§ TASK INSTRUCTIONS
Without the pictures, return all of the material exactly as written.

§ SOURCE EXCERPT
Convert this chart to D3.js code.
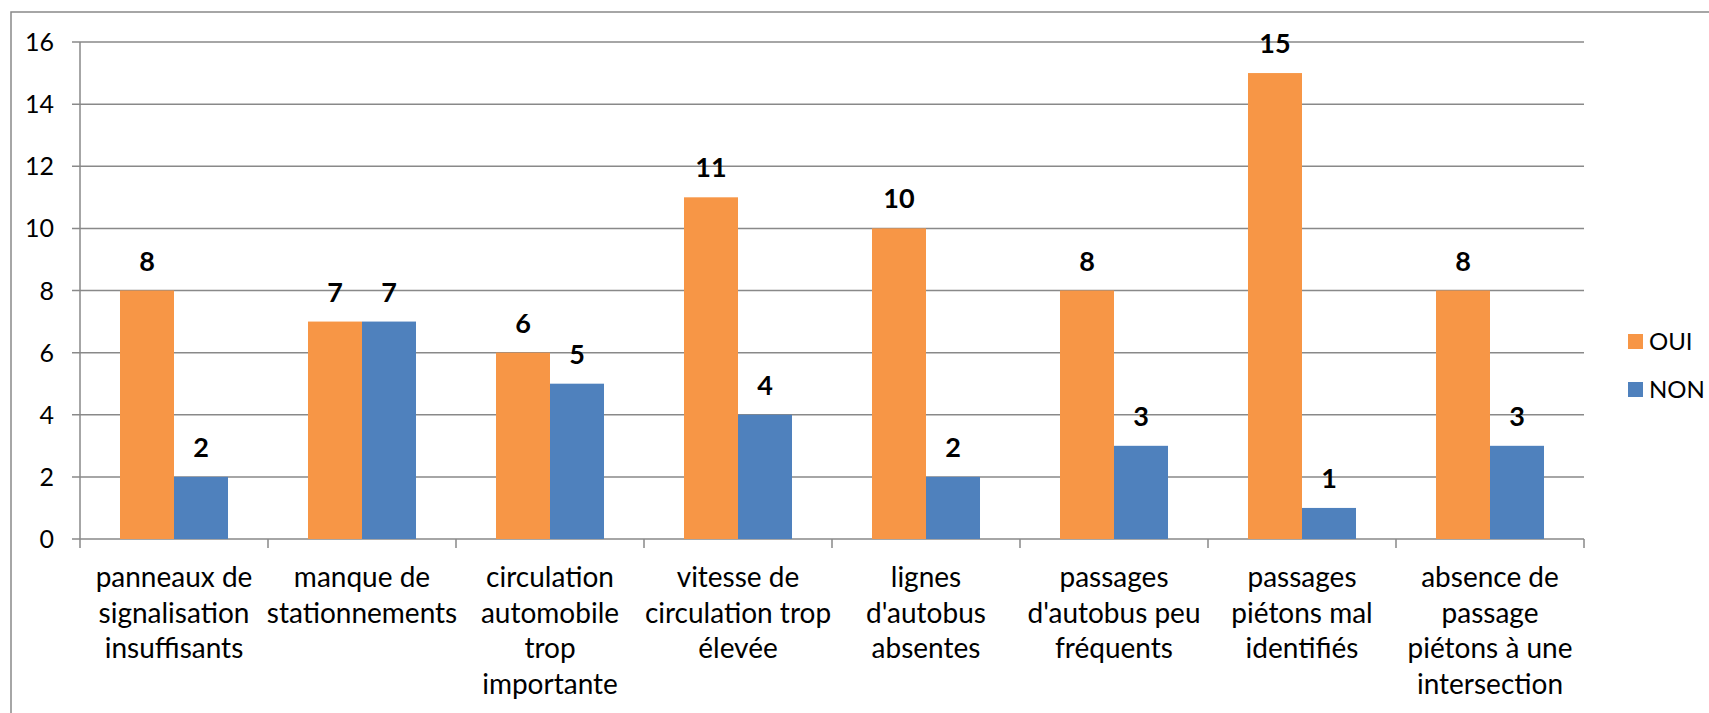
<!DOCTYPE html>
<html>
<head>
<meta charset="utf-8">
<script src="https://cdn.jsdelivr.net/npm/d3@7"></script>
<style>
  html, body { margin: 0; padding: 0; background: #fff; overflow: hidden; }
  svg { display: block; }
  text { font-family: Lato, "Open Sans", sans-serif; fill: #000; }
</style>
</head>
<body>
<svg id="chart" width="1709" height="713"></svg>
<script>
// Category labels, already broken into lines
const categories = [
  ["panneaux de", "signalisation", "insuffisants"],
  ["manque de", "stationnements"],
  ["circulation", "automobile", "trop", "importante"],
  ["vitesse de", "circulation trop", "élevée"],
  ["lignes", "d'autobus", "absentes"],
  ["passages", "d'autobus peu", "fréquents"],
  ["passages", "piétons mal", "identifiés"],
  ["absence de", "passage", "piétons à une", "intersection"]
];
const seriesNames = ["OUI", "NON"];
const ouiValues = [8, 7, 6, 11, 10, 8, 15, 8];
const nonValues = [2, 7, 5, 4, 2, 3, 1, 3];
const yTicks = [0, 2, 4, 6, 8, 10, 12, 14, 16];
const seriesColors = ["#F79646", "#4F81BD"];

const svg = d3.select("#chart");
const gridColor = "#898989";

// outer chart frame
svg.append("rect")
  .attr("x", 11).attr("y", 12)
  .attr("width", 1720).attr("height", 720)
  .attr("fill", "none").attr("stroke", gridColor).attr("stroke-width", 1.5);

const plot = { left: 80, right: 1584, top: 42, bottom: 539 };

const catKeys = categories.map((c, i) => i);
const x0 = d3.scaleBand().domain(catKeys)
  .range([plot.left, plot.right])
  .paddingInner(0.4255).paddingOuter(0.4255 / 2);
const x1 = d3.scaleBand().domain(seriesNames).range([0, x0.bandwidth()]);
const y = d3.scaleLinear().domain([0, 16]).range([plot.bottom, plot.top]);

// horizontal gridlines with left ticks
svg.append("g").selectAll("line").data(yTicks).join("line")
  .attr("x1", plot.left - 8).attr("x2", plot.right)
  .attr("y1", d => y(d)).attr("y2", d => y(d))
  .attr("stroke", gridColor).attr("stroke-width", 1.5);

// y tick labels
svg.append("g").selectAll("text").data(yTicks).join("text")
  .attr("x", 54).attr("y", d => y(d))
  .attr("dy", "0.36em")
  .attr("text-anchor", "end")
  .attr("font-size", 25)
  .text(d => d);

// vertical axis line
svg.append("line")
  .attr("x1", plot.left).attr("x2", plot.left)
  .attr("y1", plot.top).attr("y2", plot.bottom + 9)
  .attr("stroke", gridColor).attr("stroke-width", 1.5);

// category boundary ticks
const step = x0.step();
const boundaries = d3.range(categories.length + 1).map(i => plot.left + i * step);
svg.append("g").selectAll("line").data(boundaries.slice(1)).join("line")
  .attr("x1", d => d).attr("x2", d => d)
  .attr("y1", plot.bottom).attr("y2", plot.bottom + 9)
  .attr("stroke", gridColor).attr("stroke-width", 1.5);

// bars
const rows = catKeys.map(i => ({ i, vals: [ouiValues[i], nonValues[i]] }));
const groups = svg.append("g").selectAll("g").data(rows).join("g")
  .attr("transform", d => `translate(${x0(d.i)},0)`);

groups.selectAll("rect").data(d => d.vals.map((v, k) => ({ v, s: seriesNames[k], k })))
  .join("rect")
  .attr("x", d => x1(d.s))
  .attr("width", x1.bandwidth())
  .attr("y", d => y(d.v))
  .attr("height", d => y(0) - y(d.v))
  .attr("fill", d => seriesColors[d.k]);

// value labels
groups.selectAll("text").data(d => d.vals.map((v, k) => ({ v, s: seriesNames[k], k })))
  .join("text")
  .attr("x", d => x1(d.s) + x1.bandwidth() / 2)
  .attr("y", d => y(d.v) - 20)
  .attr("text-anchor", "middle")
  .attr("font-size", 27)
  .attr("font-weight", "bold")
  .text(d => d.v);

// category labels
const labels = svg.append("g").selectAll("text").data(catKeys).join("text")
  .attr("x", d => x0(d) + x0.bandwidth() / 2)
  .attr("y", 587)
  .attr("text-anchor", "middle")
  .attr("font-size", 28);
labels.selectAll("tspan").data(d => categories[d].map((line, j) => ({ line, j, d })))
  .join("tspan")
  .attr("x", t => x0(t.d) + x0.bandwidth() / 2)
  .attr("y", t => 587 + t.j * 35.5)
  .text(t => t.line);

// legend
const legend = svg.append("g").selectAll("g").data(seriesNames).join("g")
  .attr("transform", (d, i) => `translate(1628, ${334 + i * 48})`);
legend.append("rect")
  .attr("width", 15).attr("height", 15)
  .attr("fill", (d, i) => seriesColors[i]);
legend.append("text")
  .attr("x", 21).attr("y", 7.5).attr("dy", "0.36em")
  .attr("font-size", 24)
  .text(d => d);
</script>
</body>
</html>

§ EXERCISE RESULT
Convert this chart to D3.js code.
<!DOCTYPE html>
<html>
<head>
<meta charset="utf-8">
<script src="https://cdn.jsdelivr.net/npm/d3@7"></script>
<style>
  html, body { margin: 0; padding: 0; background: #fff; overflow: hidden; }
  svg { display: block; }
  text { font-family: Lato, "Open Sans", sans-serif; fill: #000; }
</style>
</head>
<body>
<svg id="chart" width="1709" height="713"></svg>
<script>
// Category labels, already broken into lines
const categories = [
  ["panneaux de", "signalisation", "insuffisants"],
  ["manque de", "stationnements"],
  ["circulation", "automobile", "trop", "importante"],
  ["vitesse de", "circulation trop", "élevée"],
  ["lignes", "d'autobus", "absentes"],
  ["passages", "d'autobus peu", "fréquents"],
  ["passages", "piétons mal", "identifiés"],
  ["absence de", "passage", "piétons à une", "intersection"]
];
const seriesNames = ["OUI", "NON"];
const ouiValues = [8, 7, 6, 11, 10, 8, 15, 8];
const nonValues = [2, 7, 5, 4, 2, 3, 1, 3];
const yTicks = [0, 2, 4, 6, 8, 10, 12, 14, 16];
const seriesColors = ["#F79646", "#4F81BD"];

const svg = d3.select("#chart");
const gridColor = "#898989";

// outer chart frame
svg.append("rect")
  .attr("x", 11).attr("y", 12)
  .attr("width", 1720).attr("height", 720)
  .attr("fill", "none").attr("stroke", gridColor).attr("stroke-width", 1.5);

const plot = { left: 80, right: 1584, top: 42, bottom: 539 };

const catKeys = categories.map((c, i) => i);
const x0 = d3.scaleBand().domain(catKeys)
  .range([plot.left, plot.right])
  .paddingInner(0.4255).paddingOuter(0.4255 / 2);
const x1 = d3.scaleBand().domain(seriesNames).range([0, x0.bandwidth()]);
const y = d3.scaleLinear().domain([0, 16]).range([plot.bottom, plot.top]);

// horizontal gridlines with left ticks
svg.append("g").selectAll("line").data(yTicks).join("line")
  .attr("x1", plot.left - 8).attr("x2", plot.right)
  .attr("y1", d => y(d)).attr("y2", d => y(d))
  .attr("stroke", gridColor).attr("stroke-width", 1.5);

// y tick labels
svg.append("g").selectAll("text").data(yTicks).join("text")
  .attr("x", 54).attr("y", d => y(d))
  .attr("dy", "0.36em")
  .attr("text-anchor", "end")
  .attr("font-size", 25)
  .text(d => d);

// vertical axis line
svg.append("line")
  .attr("x1", plot.left).attr("x2", plot.left)
  .attr("y1", plot.top).attr("y2", plot.bottom + 9)
  .attr("stroke", gridColor).attr("stroke-width", 1.5);

// category boundary ticks
const step = x0.step();
const boundaries = d3.range(categories.length + 1).map(i => plot.left + i * step);
svg.append("g").selectAll("line").data(boundaries.slice(1)).join("line")
  .attr("x1", d => d).attr("x2", d => d)
  .attr("y1", plot.bottom).attr("y2", plot.bottom + 9)
  .attr("stroke", gridColor).attr("stroke-width", 1.5);

// bars
const rows = catKeys.map(i => ({ i, vals: [ouiValues[i], nonValues[i]] }));
const groups = svg.append("g").selectAll("g").data(rows).join("g")
  .attr("transform", d => `translate(${x0(d.i)},0)`);

groups.selectAll("rect").data(d => d.vals.map((v, k) => ({ v, s: seriesNames[k], k })))
  .join("rect")
  .attr("x", d => x1(d.s))
  .attr("width", x1.bandwidth())
  .attr("y", d => y(d.v))
  .attr("height", d => y(0) - y(d.v))
  .attr("fill", d => seriesColors[d.k]);

// value labels
groups.selectAll("text").data(d => d.vals.map((v, k) => ({ v, s: seriesNames[k], k })))
  .join("text")
  .attr("x", d => x1(d.s) + x1.bandwidth() / 2)
  .attr("y", d => y(d.v) - 20)
  .attr("text-anchor", "middle")
  .attr("font-size", 27)
  .attr("font-weight", "bold")
  .text(d => d.v);

// category labels
const labels = svg.append("g").selectAll("text").data(catKeys).join("text")
  .attr("x", d => x0(d) + x0.bandwidth() / 2)
  .attr("y", 587)
  .attr("text-anchor", "middle")
  .attr("font-size", 28);
labels.selectAll("tspan").data(d => categories[d].map((line, j) => ({ line, j, d })))
  .join("tspan")
  .attr("x", t => x0(t.d) + x0.bandwidth() / 2)
  .attr("y", t => 587 + t.j * 35.5)
  .text(t => t.line);

// legend
const legend = svg.append("g").selectAll("g").data(seriesNames).join("g")
  .attr("transform", (d, i) => `translate(1628, ${334 + i * 48})`);
legend.append("rect")
  .attr("width", 15).attr("height", 15)
  .attr("fill", (d, i) => seriesColors[i]);
legend.append("text")
  .attr("x", 21).attr("y", 7.5).attr("dy", "0.36em")
  .attr("font-size", 24)
  .text(d => d);
</script>
</body>
</html>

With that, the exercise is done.